==== GIVEN MATERIAL

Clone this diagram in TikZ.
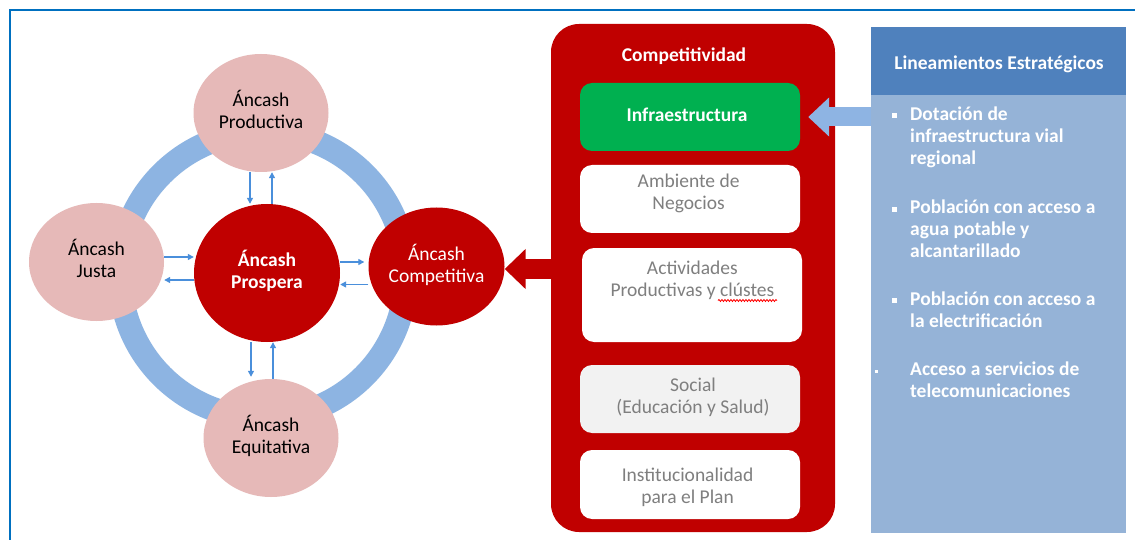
\documentclass[tikz,border=0pt]{standalone}
\usepackage{fontspec}
\setmainfont{Carlito}
\usetikzlibrary{shapes.geometric,arrows.meta,decorations.pathmorphing}
\definecolor{frameblue}{HTML}{0070C0}
\definecolor{ringblue}{HTML}{8DB4E2}
\definecolor{satpink}{HTML}{E6B9B8}
\definecolor{deepred}{HTML}{C00000}
\definecolor{linkblue}{HTML}{4A8FDB}
\definecolor{infragreen}{HTML}{00B050}
\definecolor{boxgray}{HTML}{F2F2F2}
\definecolor{textgray}{HTML}{7F7F7F}
\definecolor{hdrblue}{HTML}{4F81BD}
\definecolor{panelblue}{HTML}{95B3D7}
\definecolor{pointerblue}{HTML}{8EB4E3}
\definecolor{spellred}{HTML}{FF0000}
\begin{document}
\begin{tikzpicture}[x=1pt,y=-1pt,
  rfont/.style={font=\fontsize{19.5}{22}\selectfont},
  bfont/.style={font=\fontsize{19.5}{22}\selectfont\bfseries},
  txt/.style={align=center, inner sep=0pt},
  sat/.style={ellipse, fill=satpink, minimum width=135pt, minimum height=118pt, inner sep=0pt, txt, rfont, text=black},
  core/.style={ellipse, fill=deepred, inner sep=0pt, txt, text=white},
  link/.style={draw=linkblue, line width=1.3pt, -{Triangle[length=6pt,width=6pt]}},
  inbox/.style={rectangle, rounded corners=12pt, minimum width=220pt, inner sep=0pt},
  boxtext/.style={txt, rfont, text=textgray},
  itemtext/.style={align=left, inner sep=0pt, anchor=north west, bfont, text=white},
  panel/.style={rectangle, minimum width=255pt, inner sep=0pt},
]
\useasboundingbox (0,0) rectangle (1135,540);
\fill[white] (0,0) rectangle (1135,540);
\draw[frameblue, line width=2pt] (10,545) -- (10,10) -- (1140,10);

% ring
\coordinate (ringc) at (263,275);
\draw[ringblue, line width=24pt] (ringc) circle[radius=143pt];

% circles
\node[sat] (prod) at (261,113) {\strut Áncash\\\strut Productiva};
\node[sat] (justa) at (96.5,262) {\strut Áncash\\\strut Justa};
\node[sat] (equi) at (271,438) {\strut Áncash\\\strut Equitativa};
\node[core, bfont, minimum width=146pt, minimum height=138pt] (prosp) at (267,273) {\strut Áncash\\\strut Prospera};
\node[core, rfont, minimum width=136pt, minimum height=118pt] (comp) at (436.5,266.5) {\strut Áncash\\\strut Competitiva};

% small links
\coordinate (vA) at (250,0);
\coordinate (vB) at (272,0);
\coordinate (vC) at (251,0);
\coordinate (vD) at (273,0);
\coordinate (hA) at (0,257);
\coordinate (hB) at (0,280);
\coordinate (hC) at (0,262);
\coordinate (hD) at (0,284.5);
\draw[link] (prod.south -| vA) -- (prosp.north -| vA);
\draw[link] (prosp.north -| vB) -- (prod.south -| vB);
\draw[link] (justa.east |- hA) -- (prosp.west |- hA);
\draw[link] (prosp.west |- hB) -- (justa.east |- hB);
\draw[link, shorten >=4pt] (prosp.east |- hC) -- (comp.west |- hC);
\draw[link] (comp.west |- hD) -- (prosp.east |- hD);
\draw[link, shorten >=2pt] (prosp.south -| vC) -- (equi.north -| vC);
\draw[link] (equi.north -| vD) -- (prosp.south -| vD);

% competitividad box
\node[rectangle, rounded corners=28pt, fill=deepred, minimum width=284pt, minimum height=508pt, inner sep=0pt] (cbox) at (693,278) {};
\node[txt, bfont, text=white] (ctitle) at (684,57) {\strut Competitividad};

\node[inbox, fill=infragreen, minimum height=68pt] (infra) at (690,117) {};
\node[txt, bfont, text=white] (infratxt) at (687,117) {\strut Infraestructura};

\node[inbox, fill=white, minimum height=68pt] (amb) at (690,199) {};
\node[boxtext] (ambtxt) at (688.6,194) {\strut Ambiente de\\\strut Negocios};

\node[inbox, fill=white, minimum height=94pt] (act) at (692,295) {};
\node[boxtext] (acttxt) at (692.4,281.5) {\strut Actividades\\\strut Productivas y clústes};
\draw[spellred, line width=0.8pt, decorate, decoration={snake, amplitude=1pt, segment length=3pt}] (718,300.5) -- (777,300.5);

\node[inbox, fill=boxgray, minimum height=68pt] (soc) at (690,399) {};
\node[boxtext] (soctxt) at (693,398) {\strut Social\\\strut (Educación y Salud)};

\node[inbox, fill=white, minimum height=69pt] (inst) at (690,484.5) {};
\node[boxtext] (insttxt) at (687.6,487.6) {\strut Institucionalidad\\\strut para el Plan};

% red arrow to Competitiva
\coordinate (rlev) at (0,269);
\draw[deepred, line width=20pt, -{Triangle[length=21pt,width=39pt]}] ([xshift=2pt]cbox.west |- rlev) -- (comp.east |- rlev);

% right panel
\node[panel, fill=hdrblue, minimum height=68pt] (hdr) at (998.5,61) {};
\node[txt, bfont, text=white] (hdrtxt) at (999,65.5) {\strut Lineamientos Estratégicos};
\node[panel, fill=panelblue, minimum height=438pt] (body) at (998.5,314) {};

% pointer arrow
\draw[pointerblue, line width=19pt, -{Triangle[length=21pt,width=38pt]}] (body.west |- infra) -- ([xshift=8pt]infra.east);

% bullets
\fill[white] (891.5,113) rectangle (896.5,118);
\fill[white] (891.5,207) rectangle (896.5,212);
\fill[white] (891.5,297.5) rectangle (896.5,302.5);
\fill[white] (875,369.5) rectangle (878,372.5);

\node[itemtext] (it1) at (910,104.6) {\strut Dotación de\\\strut infraestructura vial\\\strut regional};
\node[itemtext] (it2) at (910,197.6) {\strut Población con acceso a\\\strut agua potable y\\\strut alcantarillado};
\node[itemtext] (it3) at (910,289.6) {\strut Población con acceso a\\\strut la electrificación};
\node[itemtext] (it4) at (910,359.6) {\strut Acceso a servicios de\\\strut telecomunicaciones};
\end{tikzpicture}
\end{document}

========

» **WRITTEN INSTRUCTION**
Leave the images out and output the remaining material exactly as it stands.

» **EXERCISE OUTPUT**
Clone this diagram in TikZ.
\documentclass[tikz,border=0pt]{standalone}
\usepackage{fontspec}
\setmainfont{Carlito}
\usetikzlibrary{shapes.geometric,arrows.meta,decorations.pathmorphing}
\definecolor{frameblue}{HTML}{0070C0}
\definecolor{ringblue}{HTML}{8DB4E2}
\definecolor{satpink}{HTML}{E6B9B8}
\definecolor{deepred}{HTML}{C00000}
\definecolor{linkblue}{HTML}{4A8FDB}
\definecolor{infragreen}{HTML}{00B050}
\definecolor{boxgray}{HTML}{F2F2F2}
\definecolor{textgray}{HTML}{7F7F7F}
\definecolor{hdrblue}{HTML}{4F81BD}
\definecolor{panelblue}{HTML}{95B3D7}
\definecolor{pointerblue}{HTML}{8EB4E3}
\definecolor{spellred}{HTML}{FF0000}
\begin{document}
\begin{tikzpicture}[x=1pt,y=-1pt,
  rfont/.style={font=\fontsize{19.5}{22}\selectfont},
  bfont/.style={font=\fontsize{19.5}{22}\selectfont\bfseries},
  txt/.style={align=center, inner sep=0pt},
  sat/.style={ellipse, fill=satpink, minimum width=135pt, minimum height=118pt, inner sep=0pt, txt, rfont, text=black},
  core/.style={ellipse, fill=deepred, inner sep=0pt, txt, text=white},
  link/.style={draw=linkblue, line width=1.3pt, -{Triangle[length=6pt,width=6pt]}},
  inbox/.style={rectangle, rounded corners=12pt, minimum width=220pt, inner sep=0pt},
  boxtext/.style={txt, rfont, text=textgray},
  itemtext/.style={align=left, inner sep=0pt, anchor=north west, bfont, text=white},
  panel/.style={rectangle, minimum width=255pt, inner sep=0pt},
]
\useasboundingbox (0,0) rectangle (1135,540);
\fill[white] (0,0) rectangle (1135,540);
\draw[frameblue, line width=2pt] (10,545) -- (10,10) -- (1140,10);

% ring
\coordinate (ringc) at (263,275);
\draw[ringblue, line width=24pt] (ringc) circle[radius=143pt];

% circles
\node[sat] (prod) at (261,113) {\strut Áncash\\\strut Productiva};
\node[sat] (justa) at (96.5,262) {\strut Áncash\\\strut Justa};
\node[sat] (equi) at (271,438) {\strut Áncash\\\strut Equitativa};
\node[core, bfont, minimum width=146pt, minimum height=138pt] (prosp) at (267,273) {\strut Áncash\\\strut Prospera};
\node[core, rfont, minimum width=136pt, minimum height=118pt] (comp) at (436.5,266.5) {\strut Áncash\\\strut Competitiva};

% small links
\coordinate (vA) at (250,0);
\coordinate (vB) at (272,0);
\coordinate (vC) at (251,0);
\coordinate (vD) at (273,0);
\coordinate (hA) at (0,257);
\coordinate (hB) at (0,280);
\coordinate (hC) at (0,262);
\coordinate (hD) at (0,284.5);
\draw[link] (prod.south -| vA) -- (prosp.north -| vA);
\draw[link] (prosp.north -| vB) -- (prod.south -| vB);
\draw[link] (justa.east |- hA) -- (prosp.west |- hA);
\draw[link] (prosp.west |- hB) -- (justa.east |- hB);
\draw[link, shorten >=4pt] (prosp.east |- hC) -- (comp.west |- hC);
\draw[link] (comp.west |- hD) -- (prosp.east |- hD);
\draw[link, shorten >=2pt] (prosp.south -| vC) -- (equi.north -| vC);
\draw[link] (equi.north -| vD) -- (prosp.south -| vD);

% competitividad box
\node[rectangle, rounded corners=28pt, fill=deepred, minimum width=284pt, minimum height=508pt, inner sep=0pt] (cbox) at (693,278) {};
\node[txt, bfont, text=white] (ctitle) at (684,57) {\strut Competitividad};

\node[inbox, fill=infragreen, minimum height=68pt] (infra) at (690,117) {};
\node[txt, bfont, text=white] (infratxt) at (687,117) {\strut Infraestructura};

\node[inbox, fill=white, minimum height=68pt] (amb) at (690,199) {};
\node[boxtext] (ambtxt) at (688.6,194) {\strut Ambiente de\\\strut Negocios};

\node[inbox, fill=white, minimum height=94pt] (act) at (692,295) {};
\node[boxtext] (acttxt) at (692.4,281.5) {\strut Actividades\\\strut Productivas y clústes};
\draw[spellred, line width=0.8pt, decorate, decoration={snake, amplitude=1pt, segment length=3pt}] (718,300.5) -- (777,300.5);

\node[inbox, fill=boxgray, minimum height=68pt] (soc) at (690,399) {};
\node[boxtext] (soctxt) at (693,398) {\strut Social\\\strut (Educación y Salud)};

\node[inbox, fill=white, minimum height=69pt] (inst) at (690,484.5) {};
\node[boxtext] (insttxt) at (687.6,487.6) {\strut Institucionalidad\\\strut para el Plan};

% red arrow to Competitiva
\coordinate (rlev) at (0,269);
\draw[deepred, line width=20pt, -{Triangle[length=21pt,width=39pt]}] ([xshift=2pt]cbox.west |- rlev) -- (comp.east |- rlev);

% right panel
\node[panel, fill=hdrblue, minimum height=68pt] (hdr) at (998.5,61) {};
\node[txt, bfont, text=white] (hdrtxt) at (999,65.5) {\strut Lineamientos Estratégicos};
\node[panel, fill=panelblue, minimum height=438pt] (body) at (998.5,314) {};

% pointer arrow
\draw[pointerblue, line width=19pt, -{Triangle[length=21pt,width=38pt]}] (body.west |- infra) -- ([xshift=8pt]infra.east);

% bullets
\fill[white] (891.5,113) rectangle (896.5,118);
\fill[white] (891.5,207) rectangle (896.5,212);
\fill[white] (891.5,297.5) rectangle (896.5,302.5);
\fill[white] (875,369.5) rectangle (878,372.5);

\node[itemtext] (it1) at (910,104.6) {\strut Dotación de\\\strut infraestructura vial\\\strut regional};
\node[itemtext] (it2) at (910,197.6) {\strut Población con acceso a\\\strut agua potable y\\\strut alcantarillado};
\node[itemtext] (it3) at (910,289.6) {\strut Población con acceso a\\\strut la electrificación};
\node[itemtext] (it4) at (910,359.6) {\strut Acceso a servicios de\\\strut telecomunicaciones};
\end{tikzpicture}
\end{document}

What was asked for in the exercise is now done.